--- Exercise directions ---
Word for word, transcribe the lines below and drop the pictures.

• • •

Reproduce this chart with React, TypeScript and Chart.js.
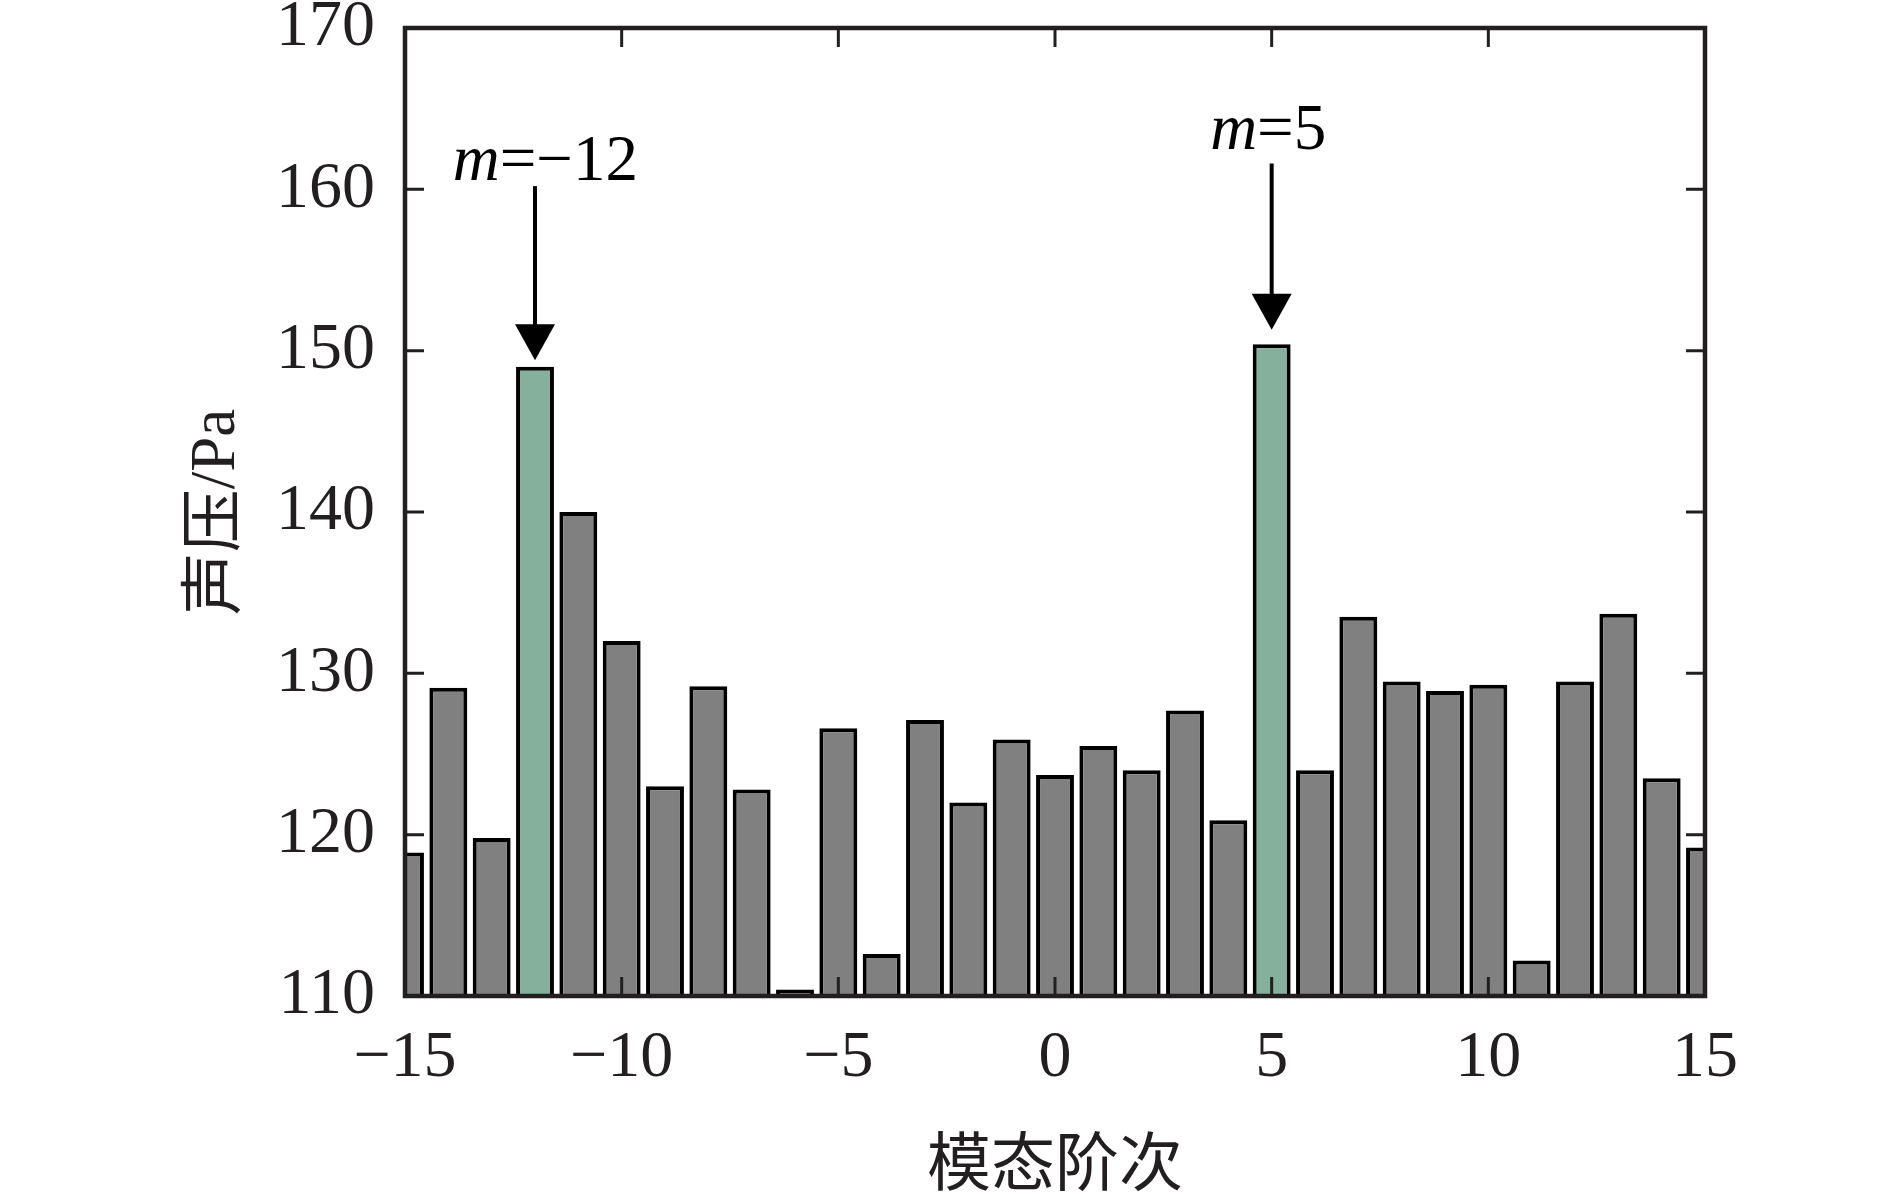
import React, { useEffect, useRef } from "react";
import { Chart, registerables } from "chart.js";

Chart.register(...registerables);

// ---------------- data ----------------
const modes: number[] = [
  -15, -14, -13, -12, -11, -10, -9, -8, -7, -6, -5, -4, -3, -2, -1, 0,
  1, 2, 3, 4, 5, 6, 7, 8, 9, 10, 11, 12, 13, 14, 15,
];
const pressures: number[] = [
  118.9, 129.1, 119.8, 149.0, 140.0, 132.0, 123.0, 129.2, 122.8, 110.4, 126.6,
  112.6, 127.1, 122.0, 125.9, 123.7, 125.5, 124.0, 127.7, 120.9, 150.4, 124.0,
  133.5, 129.5, 128.9, 129.3, 112.2, 129.5, 133.7, 123.5, 119.2,
];
const highlightedModes: number[] = [-12, 5];

const xTickValues: number[] = [-15, -10, -5, 0, 5, 10, 15];
const yTickValues: number[] = [110, 120, 130, 140, 150, 160, 170];

const annotationModes: number[] = [-12, 5];
const annotationLabels: string[] = ["=\u221212", "=5"];
const annotationTextX: number[] = [-11.76, 4.92];
const annotationTextY: number[] = [160.6, 162.5];
const arrowStart: number[] = [160.2, 161.6];
const arrowEnd: number[] = [149.4, 151.3];

const xTitle = "模态阶次";
const yTitle = "声压/Pa";

// ---------------- styles ----------------
const GRAY = "#808080";
const GREEN = "#85B09B";
const INK = "#231f20";
const SERIF = '"Liberation Serif", "Times New Roman", "Noto Sans CJK SC", serif';
const CJK = '"Noto Sans CJK SC", "Liberation Serif", sans-serif';

const framePlugin = {
  id: "frameAndNotes",
  afterDatasetsDraw(chart: any) {
    const { ctx, chartArea: a, scales } = chart;
    const xs = scales.x;
    const ys = scales.y;
    ctx.save();
    ctx.strokeStyle = INK;
    ctx.lineWidth = 3;
    const tl = 19;
    ctx.beginPath();
    for (const v of xTickValues) {
      const px = xs.getPixelForValue(v);
      ctx.moveTo(px, a.bottom);
      ctx.lineTo(px, a.bottom - tl);
      ctx.moveTo(px, a.top);
      ctx.lineTo(px, a.top + tl);
    }
    for (const v of yTickValues) {
      const py = ys.getPixelForValue(v);
      ctx.moveTo(a.left, py);
      ctx.lineTo(a.left + tl, py);
      ctx.moveTo(a.right, py);
      ctx.lineTo(a.right - tl, py);
    }
    ctx.stroke();
    ctx.lineWidth = 4.5;
    ctx.strokeRect(a.left, a.top, a.right - a.left, a.bottom - a.top);

    // annotations
    for (let i = 0; i < annotationModes.length; i++) {
      const ax = xs.getPixelForValue(annotationModes[i]);
      const y0 = ys.getPixelForValue(arrowStart[i]);
      const y1 = ys.getPixelForValue(arrowEnd[i]);
      const headLen = 36;
      const headHalf = 20;
      ctx.strokeStyle = "#000";
      ctx.fillStyle = "#000";
      ctx.lineWidth = 4;
      ctx.beginPath();
      ctx.moveTo(ax, y0);
      ctx.lineTo(ax, y1 - headLen + 2);
      ctx.stroke();
      ctx.beginPath();
      ctx.moveTo(ax - headHalf, y1 - headLen);
      ctx.lineTo(ax + headHalf, y1 - headLen);
      ctx.lineTo(ax, y1);
      ctx.closePath();
      ctx.fill();

      // text: italic m + upright rest
      const fs = 65;
      const italic = `italic ${fs}px ${SERIF}`;
      const upright = `${fs}px ${SERIF}`;
      ctx.font = italic;
      const wm = ctx.measureText("m").width;
      ctx.font = upright;
      const wr = ctx.measureText(annotationLabels[i]).width;
      const total = wm + wr;
      const cx = xs.getPixelForValue(annotationTextX[i]);
      const by = ys.getPixelForValue(annotationTextY[i]);
      const left = cx - total / 2;
      ctx.textBaseline = "alphabetic";
      ctx.textAlign = "left";
      ctx.font = italic;
      ctx.fillText("m", left, by);
      ctx.font = upright;
      ctx.fillText(annotationLabels[i], left + wm, by);
    }
    ctx.restore();
  },
};

export default function App() {
  const ref = useRef<HTMLCanvasElement | null>(null);

  useEffect(() => {
    const canvas = ref.current;
    if (!canvas) return;
    const colors = modes.map((m) => (highlightedModes.includes(m) ? GREEN : GRAY));
    const chart = new Chart(canvas, {
      type: "bar",
      data: {
        datasets: [
          {
            data: modes.map((m, i) => ({ x: m, y: pressures[i] })),
            backgroundColor: colors,
            borderColor: "#000",
            borderWidth: 4,
            borderSkipped: "start",
            barPercentage: 0.875,
            categoryPercentage: 1,
            clip: 0,
          } as any,
        ],
      },
      options: {
        animation: false,
        responsive: true,
        maintainAspectRatio: false,
        devicePixelRatio: 1,
        layout: { padding: { left: 0, right: 185, top: 28, bottom: 0 } },
        plugins: { legend: { display: false }, tooltip: { enabled: false } },
        scales: {
          x: {
            type: "linear",
            min: -15,
            max: 15,
            offset: false,
            grid: { display: false, drawTicks: false },
            border: { display: false },
            afterBuildTicks: (s: any) => {
              s.ticks = xTickValues.map((v) => ({ value: v }));
            },
            afterFit: (s: any) => {
              s.height = 198;
              s.paddingLeft = 0;
              s.paddingRight = 0;
            },
            ticks: {
              autoSkip: false,
              maxRotation: 0,
              padding: 30,
              color: INK,
              font: { family: SERIF, size: 66, lineHeight: 1 },
              callback: (v: any) => String(v).replace("-", "\u2212"),
            },
            title: {
              display: true,
              text: xTitle,
              color: INK,
              font: { family: CJK, size: 64, lineHeight: 1 },
              padding: { top: 0, bottom: 1 },
            },
          },
          y: {
            type: "linear",
            min: 110,
            max: 170,
            beginAtZero: false,
            grid: { display: false, drawTicks: false },
            border: { display: false },
            afterBuildTicks: (s: any) => {
              s.ticks = yTickValues.map((v) => ({ value: v }));
            },
            afterFit: (s: any) => {
              s.width = 405;
              s.paddingTop = 0;
              s.paddingBottom = 0;
            },
            ticks: {
              padding: 30,
              color: INK,
              font: { family: SERIF, size: 66, lineHeight: 1 },
              callback: (v: any) => String(v),
            },
            title: {
              display: true,
              text: yTitle,
              color: INK,
              font: { family: SERIF, size: 63, lineHeight: 1 },
              padding: { top: 186, bottom: 0 },
            },
          },
        },
      },
      plugins: [framePlugin],
    });
    return () => chart.destroy();
  }, []);

  return (
    <div
      style={{
        position: "fixed",
        left: 0,
        top: 0,
        width: 1890,
        height: 1194,
        background: "#fff",
      }}
    >
      <canvas ref={ref} />
    </div>
  );
}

• • •

--- Task response ---
Reproduce this chart with React, TypeScript and Chart.js.
import React, { useEffect, useRef } from "react";
import { Chart, registerables } from "chart.js";

Chart.register(...registerables);

// ---------------- data ----------------
const modes: number[] = [
  -15, -14, -13, -12, -11, -10, -9, -8, -7, -6, -5, -4, -3, -2, -1, 0,
  1, 2, 3, 4, 5, 6, 7, 8, 9, 10, 11, 12, 13, 14, 15,
];
const pressures: number[] = [
  118.9, 129.1, 119.8, 149.0, 140.0, 132.0, 123.0, 129.2, 122.8, 110.4, 126.6,
  112.6, 127.1, 122.0, 125.9, 123.7, 125.5, 124.0, 127.7, 120.9, 150.4, 124.0,
  133.5, 129.5, 128.9, 129.3, 112.2, 129.5, 133.7, 123.5, 119.2,
];
const highlightedModes: number[] = [-12, 5];

const xTickValues: number[] = [-15, -10, -5, 0, 5, 10, 15];
const yTickValues: number[] = [110, 120, 130, 140, 150, 160, 170];

const annotationModes: number[] = [-12, 5];
const annotationLabels: string[] = ["=\u221212", "=5"];
const annotationTextX: number[] = [-11.76, 4.92];
const annotationTextY: number[] = [160.6, 162.5];
const arrowStart: number[] = [160.2, 161.6];
const arrowEnd: number[] = [149.4, 151.3];

const xTitle = "模态阶次";
const yTitle = "声压/Pa";

// ---------------- styles ----------------
const GRAY = "#808080";
const GREEN = "#85B09B";
const INK = "#231f20";
const SERIF = '"Liberation Serif", "Times New Roman", "Noto Sans CJK SC", serif';
const CJK = '"Noto Sans CJK SC", "Liberation Serif", sans-serif';

const framePlugin = {
  id: "frameAndNotes",
  afterDatasetsDraw(chart: any) {
    const { ctx, chartArea: a, scales } = chart;
    const xs = scales.x;
    const ys = scales.y;
    ctx.save();
    ctx.strokeStyle = INK;
    ctx.lineWidth = 3;
    const tl = 19;
    ctx.beginPath();
    for (const v of xTickValues) {
      const px = xs.getPixelForValue(v);
      ctx.moveTo(px, a.bottom);
      ctx.lineTo(px, a.bottom - tl);
      ctx.moveTo(px, a.top);
      ctx.lineTo(px, a.top + tl);
    }
    for (const v of yTickValues) {
      const py = ys.getPixelForValue(v);
      ctx.moveTo(a.left, py);
      ctx.lineTo(a.left + tl, py);
      ctx.moveTo(a.right, py);
      ctx.lineTo(a.right - tl, py);
    }
    ctx.stroke();
    ctx.lineWidth = 4.5;
    ctx.strokeRect(a.left, a.top, a.right - a.left, a.bottom - a.top);

    // annotations
    for (let i = 0; i < annotationModes.length; i++) {
      const ax = xs.getPixelForValue(annotationModes[i]);
      const y0 = ys.getPixelForValue(arrowStart[i]);
      const y1 = ys.getPixelForValue(arrowEnd[i]);
      const headLen = 36;
      const headHalf = 20;
      ctx.strokeStyle = "#000";
      ctx.fillStyle = "#000";
      ctx.lineWidth = 4;
      ctx.beginPath();
      ctx.moveTo(ax, y0);
      ctx.lineTo(ax, y1 - headLen + 2);
      ctx.stroke();
      ctx.beginPath();
      ctx.moveTo(ax - headHalf, y1 - headLen);
      ctx.lineTo(ax + headHalf, y1 - headLen);
      ctx.lineTo(ax, y1);
      ctx.closePath();
      ctx.fill();

      // text: italic m + upright rest
      const fs = 65;
      const italic = `italic ${fs}px ${SERIF}`;
      const upright = `${fs}px ${SERIF}`;
      ctx.font = italic;
      const wm = ctx.measureText("m").width;
      ctx.font = upright;
      const wr = ctx.measureText(annotationLabels[i]).width;
      const total = wm + wr;
      const cx = xs.getPixelForValue(annotationTextX[i]);
      const by = ys.getPixelForValue(annotationTextY[i]);
      const left = cx - total / 2;
      ctx.textBaseline = "alphabetic";
      ctx.textAlign = "left";
      ctx.font = italic;
      ctx.fillText("m", left, by);
      ctx.font = upright;
      ctx.fillText(annotationLabels[i], left + wm, by);
    }
    ctx.restore();
  },
};

export default function App() {
  const ref = useRef<HTMLCanvasElement | null>(null);

  useEffect(() => {
    const canvas = ref.current;
    if (!canvas) return;
    const colors = modes.map((m) => (highlightedModes.includes(m) ? GREEN : GRAY));
    const chart = new Chart(canvas, {
      type: "bar",
      data: {
        datasets: [
          {
            data: modes.map((m, i) => ({ x: m, y: pressures[i] })),
            backgroundColor: colors,
            borderColor: "#000",
            borderWidth: 4,
            borderSkipped: "start",
            barPercentage: 0.875,
            categoryPercentage: 1,
            clip: 0,
          } as any,
        ],
      },
      options: {
        animation: false,
        responsive: true,
        maintainAspectRatio: false,
        devicePixelRatio: 1,
        layout: { padding: { left: 0, right: 185, top: 28, bottom: 0 } },
        plugins: { legend: { display: false }, tooltip: { enabled: false } },
        scales: {
          x: {
            type: "linear",
            min: -15,
            max: 15,
            offset: false,
            grid: { display: false, drawTicks: false },
            border: { display: false },
            afterBuildTicks: (s: any) => {
              s.ticks = xTickValues.map((v) => ({ value: v }));
            },
            afterFit: (s: any) => {
              s.height = 198;
              s.paddingLeft = 0;
              s.paddingRight = 0;
            },
            ticks: {
              autoSkip: false,
              maxRotation: 0,
              padding: 30,
              color: INK,
              font: { family: SERIF, size: 66, lineHeight: 1 },
              callback: (v: any) => String(v).replace("-", "\u2212"),
            },
            title: {
              display: true,
              text: xTitle,
              color: INK,
              font: { family: CJK, size: 64, lineHeight: 1 },
              padding: { top: 0, bottom: 1 },
            },
          },
          y: {
            type: "linear",
            min: 110,
            max: 170,
            beginAtZero: false,
            grid: { display: false, drawTicks: false },
            border: { display: false },
            afterBuildTicks: (s: any) => {
              s.ticks = yTickValues.map((v) => ({ value: v }));
            },
            afterFit: (s: any) => {
              s.width = 405;
              s.paddingTop = 0;
              s.paddingBottom = 0;
            },
            ticks: {
              padding: 30,
              color: INK,
              font: { family: SERIF, size: 66, lineHeight: 1 },
              callback: (v: any) => String(v),
            },
            title: {
              display: true,
              text: yTitle,
              color: INK,
              font: { family: SERIF, size: 63, lineHeight: 1 },
              padding: { top: 186, bottom: 0 },
            },
          },
        },
      },
      plugins: [framePlugin],
    });
    return () => chart.destroy();
  }, []);

  return (
    <div
      style={{
        position: "fixed",
        left: 0,
        top: 0,
        width: 1890,
        height: 1194,
        background: "#fff",
      }}
    >
      <canvas ref={ref} />
    </div>
  );
}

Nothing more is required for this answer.